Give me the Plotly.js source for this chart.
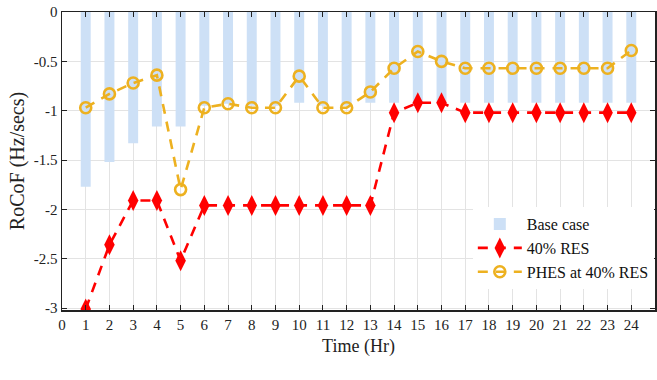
<!DOCTYPE html>
<html>
<head>
<meta charset="utf-8">
<script src="https://cdn.plot.ly/plotly-3.0.1.min.js"></script>
<style>html,body{margin:0;padding:0;background:#fff}#chart{width:657px;height:380px}</style>
</head>
<body>
<div id="chart"></div>
<script>
const hours = [1,2,3,4,5,6,7,8,9,10,11,12,13,14,15,16,17,18,19,20,21,22,23,24];
const baseCase = [-1.77,-1.52,-1.33,-1.16,-1.16,-0.95,-0.93,-0.95,-0.95,-0.92,-0.95,-0.95,-0.92,-0.92,-0.92,-0.92,-0.92,-0.92,-0.92,-0.92,-0.92,-0.92,-0.92,-0.92];
const res40 = [-3.01,-2.36,-1.91,-1.91,-2.52,-1.96,-1.96,-1.96,-1.96,-1.96,-1.96,-1.96,-1.96,-1.02,-0.92,-0.92,-1.02,-1.02,-1.02,-1.02,-1.02,-1.02,-1.02,-1.02];
const phes40 = [-0.97,-0.83,-0.72,-0.64,-1.80,-0.97,-0.93,-0.97,-0.97,-0.65,-0.97,-0.97,-0.81,-0.57,-0.40,-0.50,-0.57,-0.57,-0.57,-0.57,-0.57,-0.57,-0.57,-0.39];
const xTicks = [0,1,2,3,4,5,6,7,8,9,10,11,12,13,14,15,16,17,18,19,20,21,22,23,24];
const yTicks = [0,-0.5,-1,-1.5,-2,-2.5,-3];

const font = 'Liberation Serif, Times New Roman, serif';
const traces = [
  {type:'bar', name:'Base case', x:hours, y:baseCase, width:0.42,
   marker:{color:'#cde0f6', line:{width:0}}},
  {type:'scatter', mode:'lines+markers', name:'40% RES', x:hours, y:res40,
   line:{color:'#ff0000', width:2.6, dash:'10px,8px'},
   marker:{symbol:'diamond-tall', size:15, color:'#ff0000'}},
  {type:'scatter', mode:'lines+markers', name:'PHES at 40% RES', x:hours, y:phes40,
   line:{color:'#edb120', width:2.6, dash:'10px,8px'},
   marker:{symbol:'circle-open', size:11, color:'#edb120', line:{width:2.6, color:'#edb120'}}}
];
const layout = {
  width:657, height:380,
  margin:{l:62, r:2, t:12, b:70, autoexpand:false},
  paper_bgcolor:'#fff', plot_bgcolor:'#fff',
  font:{family:font, size:15, color:'#222'},
  showlegend:true,
  legend:{x:0.998, y:0.345, xanchor:'right', yanchor:'top', bgcolor:'#fff',
    font:{family:font, size:16, color:'#111'}, tracegroupgap:0, itemwidth:44},
  xaxis:{range:[0,25], tickmode:'array', tickvals:xTicks, ticktext:xTicks.map(String),
    showgrid:true, gridcolor:'#e3e3e3', gridwidth:1, zeroline:false,
    showline:true, linecolor:'#222', linewidth:1.5, mirror:'ticks',
    ticks:'inside', ticklen:5, tickcolor:'#222', automargin:false,
    title:{text:'Time (Hr)', font:{family:font, size:18, color:'#222'}, standoff:8},
    tickfont:{family:font, size:15}},
  yaxis:{range:[-3.02,0], tickmode:'array', tickvals:yTicks, ticktext:yTicks.map(String),
    showgrid:true, gridcolor:'#e3e3e3', gridwidth:1, zeroline:false,
    showline:true, linecolor:'#222', linewidth:1.5, mirror:'ticks',
    ticks:'inside', ticklen:5, tickcolor:'#222', automargin:false,
    title:{text:'RoCoF (Hz/secs)', font:{family:font, size:20, color:'#222'}, standoff:4},
    tickfont:{family:font, size:15}},
  bargap:0.5
};
Plotly.newPlot('chart', traces, layout, {displayModeBar:false, staticPlot:true});
</script>
</body>
</html>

——————

### WRITTEN REQUEST:
The material above must be printed exactly, with its pictures left out.

### RESULT FOR THIS EXERCISE:
Give me the Plotly.js source for this chart.
<!DOCTYPE html>
<html>
<head>
<meta charset="utf-8">
<script src="https://cdn.plot.ly/plotly-3.0.1.min.js"></script>
<style>html,body{margin:0;padding:0;background:#fff}#chart{width:657px;height:380px}</style>
</head>
<body>
<div id="chart"></div>
<script>
const hours = [1,2,3,4,5,6,7,8,9,10,11,12,13,14,15,16,17,18,19,20,21,22,23,24];
const baseCase = [-1.77,-1.52,-1.33,-1.16,-1.16,-0.95,-0.93,-0.95,-0.95,-0.92,-0.95,-0.95,-0.92,-0.92,-0.92,-0.92,-0.92,-0.92,-0.92,-0.92,-0.92,-0.92,-0.92,-0.92];
const res40 = [-3.01,-2.36,-1.91,-1.91,-2.52,-1.96,-1.96,-1.96,-1.96,-1.96,-1.96,-1.96,-1.96,-1.02,-0.92,-0.92,-1.02,-1.02,-1.02,-1.02,-1.02,-1.02,-1.02,-1.02];
const phes40 = [-0.97,-0.83,-0.72,-0.64,-1.80,-0.97,-0.93,-0.97,-0.97,-0.65,-0.97,-0.97,-0.81,-0.57,-0.40,-0.50,-0.57,-0.57,-0.57,-0.57,-0.57,-0.57,-0.57,-0.39];
const xTicks = [0,1,2,3,4,5,6,7,8,9,10,11,12,13,14,15,16,17,18,19,20,21,22,23,24];
const yTicks = [0,-0.5,-1,-1.5,-2,-2.5,-3];

const font = 'Liberation Serif, Times New Roman, serif';
const traces = [
  {type:'bar', name:'Base case', x:hours, y:baseCase, width:0.42,
   marker:{color:'#cde0f6', line:{width:0}}},
  {type:'scatter', mode:'lines+markers', name:'40% RES', x:hours, y:res40,
   line:{color:'#ff0000', width:2.6, dash:'10px,8px'},
   marker:{symbol:'diamond-tall', size:15, color:'#ff0000'}},
  {type:'scatter', mode:'lines+markers', name:'PHES at 40% RES', x:hours, y:phes40,
   line:{color:'#edb120', width:2.6, dash:'10px,8px'},
   marker:{symbol:'circle-open', size:11, color:'#edb120', line:{width:2.6, color:'#edb120'}}}
];
const layout = {
  width:657, height:380,
  margin:{l:62, r:2, t:12, b:70, autoexpand:false},
  paper_bgcolor:'#fff', plot_bgcolor:'#fff',
  font:{family:font, size:15, color:'#222'},
  showlegend:true,
  legend:{x:0.998, y:0.345, xanchor:'right', yanchor:'top', bgcolor:'#fff',
    font:{family:font, size:16, color:'#111'}, tracegroupgap:0, itemwidth:44},
  xaxis:{range:[0,25], tickmode:'array', tickvals:xTicks, ticktext:xTicks.map(String),
    showgrid:true, gridcolor:'#e3e3e3', gridwidth:1, zeroline:false,
    showline:true, linecolor:'#222', linewidth:1.5, mirror:'ticks',
    ticks:'inside', ticklen:5, tickcolor:'#222', automargin:false,
    title:{text:'Time (Hr)', font:{family:font, size:18, color:'#222'}, standoff:8},
    tickfont:{family:font, size:15}},
  yaxis:{range:[-3.02,0], tickmode:'array', tickvals:yTicks, ticktext:yTicks.map(String),
    showgrid:true, gridcolor:'#e3e3e3', gridwidth:1, zeroline:false,
    showline:true, linecolor:'#222', linewidth:1.5, mirror:'ticks',
    ticks:'inside', ticklen:5, tickcolor:'#222', automargin:false,
    title:{text:'RoCoF (Hz/secs)', font:{family:font, size:20, color:'#222'}, standoff:4},
    tickfont:{family:font, size:15}},
  bargap:0.5
};
Plotly.newPlot('chart', traces, layout, {displayModeBar:false, staticPlot:true});
</script>
</body>
</html>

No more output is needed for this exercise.